Inform 7 and Natural Language
In mid-career Nelson introduced Inform 7, a radical reimagining of authoring that presented source code in a controlled form of natural language. Rules, relations, and world models could now be expressed in sentences close to everyday English, lowering barriers for writers without sacrificing expressive power. Emily Short became one of the most important collaborators around this phase, contributing examples, design commentary, and extensive documentation that showed how to use the system to craft rich narratives. Andrew Plotkin's interpreter and VM work provided a technical substrate for larger, more complex projects, and a small team of contributors helped shape the integrated development environment and tooling. Together, this coalition turned Inform 7 from an experiment into a robust platform used in education, hobbyist circles, and research.

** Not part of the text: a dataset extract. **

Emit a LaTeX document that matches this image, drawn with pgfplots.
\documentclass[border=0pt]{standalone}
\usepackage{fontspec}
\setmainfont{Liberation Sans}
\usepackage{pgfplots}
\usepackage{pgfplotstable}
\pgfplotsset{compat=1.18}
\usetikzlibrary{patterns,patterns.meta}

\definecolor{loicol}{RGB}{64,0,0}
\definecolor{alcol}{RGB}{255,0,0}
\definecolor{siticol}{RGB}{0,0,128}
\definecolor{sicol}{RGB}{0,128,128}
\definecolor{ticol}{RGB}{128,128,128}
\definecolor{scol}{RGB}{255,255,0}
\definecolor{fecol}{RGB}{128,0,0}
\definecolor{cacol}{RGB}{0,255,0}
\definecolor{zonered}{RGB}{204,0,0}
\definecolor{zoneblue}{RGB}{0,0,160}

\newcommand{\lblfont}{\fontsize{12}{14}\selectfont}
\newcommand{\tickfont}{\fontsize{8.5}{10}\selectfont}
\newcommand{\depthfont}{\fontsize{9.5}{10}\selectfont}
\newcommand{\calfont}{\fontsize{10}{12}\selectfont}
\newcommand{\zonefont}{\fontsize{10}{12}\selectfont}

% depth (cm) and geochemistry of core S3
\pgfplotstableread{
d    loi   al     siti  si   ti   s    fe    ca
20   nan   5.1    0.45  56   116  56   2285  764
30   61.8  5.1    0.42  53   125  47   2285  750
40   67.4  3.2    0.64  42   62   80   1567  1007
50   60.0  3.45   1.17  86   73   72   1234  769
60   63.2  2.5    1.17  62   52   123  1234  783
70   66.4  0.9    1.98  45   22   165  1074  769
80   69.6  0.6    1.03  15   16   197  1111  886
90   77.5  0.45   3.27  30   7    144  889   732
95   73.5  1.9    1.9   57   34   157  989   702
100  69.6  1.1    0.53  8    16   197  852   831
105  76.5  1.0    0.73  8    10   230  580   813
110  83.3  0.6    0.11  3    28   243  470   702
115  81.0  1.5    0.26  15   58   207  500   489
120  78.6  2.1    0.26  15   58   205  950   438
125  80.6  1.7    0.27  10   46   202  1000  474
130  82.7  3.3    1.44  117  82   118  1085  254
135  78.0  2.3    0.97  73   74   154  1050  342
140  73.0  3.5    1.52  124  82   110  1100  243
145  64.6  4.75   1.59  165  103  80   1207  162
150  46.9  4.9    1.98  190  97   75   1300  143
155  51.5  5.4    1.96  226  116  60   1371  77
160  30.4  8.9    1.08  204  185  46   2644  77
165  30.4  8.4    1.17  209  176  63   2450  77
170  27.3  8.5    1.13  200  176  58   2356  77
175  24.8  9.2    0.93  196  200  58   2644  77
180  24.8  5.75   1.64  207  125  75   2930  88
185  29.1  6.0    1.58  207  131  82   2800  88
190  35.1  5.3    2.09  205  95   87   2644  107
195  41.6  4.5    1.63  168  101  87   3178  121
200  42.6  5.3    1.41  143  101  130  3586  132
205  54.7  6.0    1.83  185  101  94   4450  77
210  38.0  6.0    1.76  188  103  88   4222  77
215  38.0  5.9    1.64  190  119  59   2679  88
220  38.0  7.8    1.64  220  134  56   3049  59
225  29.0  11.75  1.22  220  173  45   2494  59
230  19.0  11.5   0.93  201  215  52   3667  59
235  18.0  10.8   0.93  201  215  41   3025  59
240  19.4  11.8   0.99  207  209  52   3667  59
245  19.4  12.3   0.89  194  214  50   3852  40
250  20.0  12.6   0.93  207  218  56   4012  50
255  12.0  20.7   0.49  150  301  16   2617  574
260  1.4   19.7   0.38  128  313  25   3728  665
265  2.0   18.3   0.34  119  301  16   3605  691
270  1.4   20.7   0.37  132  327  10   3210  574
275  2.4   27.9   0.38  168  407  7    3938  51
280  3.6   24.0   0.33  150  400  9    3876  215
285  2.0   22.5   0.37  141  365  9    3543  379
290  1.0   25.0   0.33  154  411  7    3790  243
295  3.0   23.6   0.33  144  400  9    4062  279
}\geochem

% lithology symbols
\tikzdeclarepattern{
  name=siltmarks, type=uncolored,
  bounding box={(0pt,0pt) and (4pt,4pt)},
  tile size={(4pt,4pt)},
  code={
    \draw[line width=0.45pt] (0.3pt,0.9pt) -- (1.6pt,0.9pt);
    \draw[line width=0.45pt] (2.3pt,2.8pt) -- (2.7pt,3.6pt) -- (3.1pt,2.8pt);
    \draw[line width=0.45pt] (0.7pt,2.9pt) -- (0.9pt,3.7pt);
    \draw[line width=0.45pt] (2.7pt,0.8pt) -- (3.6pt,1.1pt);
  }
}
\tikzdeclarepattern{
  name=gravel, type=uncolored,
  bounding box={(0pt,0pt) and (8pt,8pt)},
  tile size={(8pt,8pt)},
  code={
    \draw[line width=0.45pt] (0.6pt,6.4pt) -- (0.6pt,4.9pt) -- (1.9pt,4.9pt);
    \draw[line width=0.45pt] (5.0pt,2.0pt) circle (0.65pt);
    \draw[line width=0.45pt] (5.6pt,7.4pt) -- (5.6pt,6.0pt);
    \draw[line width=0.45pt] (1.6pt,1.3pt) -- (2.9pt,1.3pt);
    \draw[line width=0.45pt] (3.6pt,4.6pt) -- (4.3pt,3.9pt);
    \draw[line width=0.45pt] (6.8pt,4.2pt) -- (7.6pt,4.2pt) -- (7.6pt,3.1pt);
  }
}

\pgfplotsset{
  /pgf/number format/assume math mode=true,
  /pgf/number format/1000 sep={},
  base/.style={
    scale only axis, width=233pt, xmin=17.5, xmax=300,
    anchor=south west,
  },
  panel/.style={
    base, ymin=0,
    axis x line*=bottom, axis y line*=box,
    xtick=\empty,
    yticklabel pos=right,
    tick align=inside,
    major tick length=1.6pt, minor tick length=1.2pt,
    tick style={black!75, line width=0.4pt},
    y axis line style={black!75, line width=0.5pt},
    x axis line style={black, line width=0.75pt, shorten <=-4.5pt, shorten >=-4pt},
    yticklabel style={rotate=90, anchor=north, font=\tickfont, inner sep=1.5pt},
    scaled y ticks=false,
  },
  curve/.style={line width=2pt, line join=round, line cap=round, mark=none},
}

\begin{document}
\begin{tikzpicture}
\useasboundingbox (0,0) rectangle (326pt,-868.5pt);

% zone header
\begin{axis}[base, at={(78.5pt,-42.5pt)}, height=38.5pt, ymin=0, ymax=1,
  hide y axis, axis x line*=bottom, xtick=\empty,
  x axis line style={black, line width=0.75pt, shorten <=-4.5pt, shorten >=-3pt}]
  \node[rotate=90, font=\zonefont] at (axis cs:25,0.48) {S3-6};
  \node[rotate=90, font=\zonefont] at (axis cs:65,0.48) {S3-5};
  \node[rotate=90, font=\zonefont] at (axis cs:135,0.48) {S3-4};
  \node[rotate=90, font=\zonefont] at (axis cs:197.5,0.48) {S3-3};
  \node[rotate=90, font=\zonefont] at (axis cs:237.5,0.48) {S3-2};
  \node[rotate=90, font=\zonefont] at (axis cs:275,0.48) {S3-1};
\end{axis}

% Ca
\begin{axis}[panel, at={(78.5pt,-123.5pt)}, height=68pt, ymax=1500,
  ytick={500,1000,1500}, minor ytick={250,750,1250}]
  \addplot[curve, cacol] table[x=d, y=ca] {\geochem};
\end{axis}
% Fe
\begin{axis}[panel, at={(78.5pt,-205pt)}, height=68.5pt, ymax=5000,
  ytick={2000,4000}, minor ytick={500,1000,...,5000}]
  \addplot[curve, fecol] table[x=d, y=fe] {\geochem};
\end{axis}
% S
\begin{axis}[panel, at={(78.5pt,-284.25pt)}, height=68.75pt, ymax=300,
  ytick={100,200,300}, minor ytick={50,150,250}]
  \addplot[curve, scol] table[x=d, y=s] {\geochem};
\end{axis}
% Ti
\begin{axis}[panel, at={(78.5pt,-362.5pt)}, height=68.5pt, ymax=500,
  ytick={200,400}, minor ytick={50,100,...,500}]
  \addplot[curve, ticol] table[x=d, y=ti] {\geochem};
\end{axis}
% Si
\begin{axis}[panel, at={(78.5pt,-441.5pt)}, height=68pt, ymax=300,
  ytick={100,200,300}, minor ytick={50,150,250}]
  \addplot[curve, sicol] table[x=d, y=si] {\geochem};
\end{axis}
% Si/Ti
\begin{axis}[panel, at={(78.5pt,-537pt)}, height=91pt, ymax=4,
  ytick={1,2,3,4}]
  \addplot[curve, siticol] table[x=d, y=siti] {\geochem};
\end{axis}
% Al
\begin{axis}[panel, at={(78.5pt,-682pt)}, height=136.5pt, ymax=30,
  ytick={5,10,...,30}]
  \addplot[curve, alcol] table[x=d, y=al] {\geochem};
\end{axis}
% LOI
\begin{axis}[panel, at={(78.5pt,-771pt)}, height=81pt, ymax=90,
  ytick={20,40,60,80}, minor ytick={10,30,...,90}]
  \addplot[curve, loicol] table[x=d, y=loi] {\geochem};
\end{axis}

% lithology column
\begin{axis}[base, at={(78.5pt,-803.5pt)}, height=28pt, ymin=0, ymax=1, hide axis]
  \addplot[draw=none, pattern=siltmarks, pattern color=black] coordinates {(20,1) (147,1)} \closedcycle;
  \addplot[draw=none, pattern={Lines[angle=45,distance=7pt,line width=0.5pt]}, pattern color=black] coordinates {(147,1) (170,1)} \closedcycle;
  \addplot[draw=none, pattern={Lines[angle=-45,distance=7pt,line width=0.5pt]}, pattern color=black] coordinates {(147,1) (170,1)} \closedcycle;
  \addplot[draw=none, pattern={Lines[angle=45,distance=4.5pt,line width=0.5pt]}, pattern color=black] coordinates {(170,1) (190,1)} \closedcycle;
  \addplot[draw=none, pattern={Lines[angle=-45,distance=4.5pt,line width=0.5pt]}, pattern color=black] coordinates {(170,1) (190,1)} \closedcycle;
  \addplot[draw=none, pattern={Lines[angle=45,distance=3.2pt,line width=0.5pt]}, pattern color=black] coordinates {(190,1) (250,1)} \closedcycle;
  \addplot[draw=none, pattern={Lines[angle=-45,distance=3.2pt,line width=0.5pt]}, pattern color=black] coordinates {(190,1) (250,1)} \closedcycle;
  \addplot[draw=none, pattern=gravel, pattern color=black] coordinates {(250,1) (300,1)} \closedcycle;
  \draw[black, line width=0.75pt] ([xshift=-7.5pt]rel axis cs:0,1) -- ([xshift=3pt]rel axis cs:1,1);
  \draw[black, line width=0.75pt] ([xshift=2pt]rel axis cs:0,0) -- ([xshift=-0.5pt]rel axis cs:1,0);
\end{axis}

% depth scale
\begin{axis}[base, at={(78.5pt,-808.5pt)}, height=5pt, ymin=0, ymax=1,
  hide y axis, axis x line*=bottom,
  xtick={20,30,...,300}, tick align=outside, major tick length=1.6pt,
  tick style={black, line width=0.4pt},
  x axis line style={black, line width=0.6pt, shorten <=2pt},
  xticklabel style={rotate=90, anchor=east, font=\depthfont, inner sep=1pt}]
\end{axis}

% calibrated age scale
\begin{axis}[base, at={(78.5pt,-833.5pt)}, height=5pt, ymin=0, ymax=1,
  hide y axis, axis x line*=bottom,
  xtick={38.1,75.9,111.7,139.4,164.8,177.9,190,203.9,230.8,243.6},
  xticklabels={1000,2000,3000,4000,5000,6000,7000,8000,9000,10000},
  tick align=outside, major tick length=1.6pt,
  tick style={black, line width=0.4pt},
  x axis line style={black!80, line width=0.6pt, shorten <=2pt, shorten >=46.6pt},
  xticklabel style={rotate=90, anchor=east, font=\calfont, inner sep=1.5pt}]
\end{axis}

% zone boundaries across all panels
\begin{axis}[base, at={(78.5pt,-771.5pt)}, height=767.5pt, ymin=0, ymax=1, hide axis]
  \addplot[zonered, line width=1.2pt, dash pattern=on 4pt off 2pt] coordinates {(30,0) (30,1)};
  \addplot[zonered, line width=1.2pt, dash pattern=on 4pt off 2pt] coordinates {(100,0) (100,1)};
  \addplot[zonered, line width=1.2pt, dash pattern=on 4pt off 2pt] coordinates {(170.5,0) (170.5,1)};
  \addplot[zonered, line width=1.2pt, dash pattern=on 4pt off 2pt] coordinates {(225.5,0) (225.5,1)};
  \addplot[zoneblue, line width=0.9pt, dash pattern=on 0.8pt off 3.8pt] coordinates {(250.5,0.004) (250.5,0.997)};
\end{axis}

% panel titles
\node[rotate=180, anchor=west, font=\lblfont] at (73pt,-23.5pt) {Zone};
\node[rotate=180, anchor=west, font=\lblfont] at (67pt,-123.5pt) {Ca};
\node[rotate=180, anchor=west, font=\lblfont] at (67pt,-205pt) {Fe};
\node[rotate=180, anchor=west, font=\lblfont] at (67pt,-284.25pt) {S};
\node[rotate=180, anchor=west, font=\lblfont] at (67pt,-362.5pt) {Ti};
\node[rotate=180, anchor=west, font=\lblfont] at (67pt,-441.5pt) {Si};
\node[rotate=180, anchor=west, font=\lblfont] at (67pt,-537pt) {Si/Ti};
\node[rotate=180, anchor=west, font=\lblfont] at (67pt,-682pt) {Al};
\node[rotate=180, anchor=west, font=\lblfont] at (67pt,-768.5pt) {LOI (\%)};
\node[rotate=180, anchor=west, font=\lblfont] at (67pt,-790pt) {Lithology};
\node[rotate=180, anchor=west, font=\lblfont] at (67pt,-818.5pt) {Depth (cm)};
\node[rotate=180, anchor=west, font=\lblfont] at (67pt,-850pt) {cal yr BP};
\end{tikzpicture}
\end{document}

Influence on Craft and Community
Nelson's influence reached beyond software. His essays encouraged authors to think formally about pace, fairness, world modeling, and the ethics of puzzle design. He championed accessible documentation and careful versioning so that new writers would not be locked out by jargon. Throughout, he maintained cordial exchanges with peers whose ideas challenged and enriched his own: Plotkin's investigations into interfaces and virtual machines, Roberts's design choices in TADS, and the continuing inspiration from Infocom's canon broadened the conversation. Archivists, interpreter maintainers, and librarians, among them figures maintaining Frotz and curating the IF Archive, worked in tandem with his standards work to secure the long-term availability of games.
Academic Thread
Although best known publicly for interactive fiction, Nelson's training and activity as a mathematician informed his method. The habit of proving properties, naming patterns, and building systems of rules is evident in how Inform's world model was designed and in how he documented it. He wrote with the clarity of a lecturer, attentive to definitions, examples, and edge cases. That background helps explain why his manuals and essays are read not only as instructions but as reflections on the nature of computational narrative.
Later Work and Openness
Over time, Nelson guided Inform through major refactorings, cleaned up long-standing assumptions in its libraries, and encouraged interoperable tooling. He supported moves toward open development so that compiler, libraries, and specifications could be studied, improved, and ported by others. This posture enabled broader participation, and it kept the tools alive across operating systems and device types. The cumulative result is a body of work that is unusually resilient for a niche art form.
Legacy
Graham Nelson's legacy rests on a rare combination of authorship, engineering, and stewardship. As an author, he produced works that rekindled interest in a nearly lost genre. As an engineer, he created and continually evolved Inform, enabling thousands of stories to be written by others. As a steward, he codified standards and led by example in documentation and community discourse. Around him stand collaborators and counterparts, Emily Short, Andrew Plotkin, Mike Roberts, and the earlier Infocom authors, whose ideas intersected with his and together shaped the modern practice of interactive fiction. For many, his career demonstrates that code can be literature, that rules can be poetic, and that a careful, mathematical mind can open doors for a new generation of storytellers.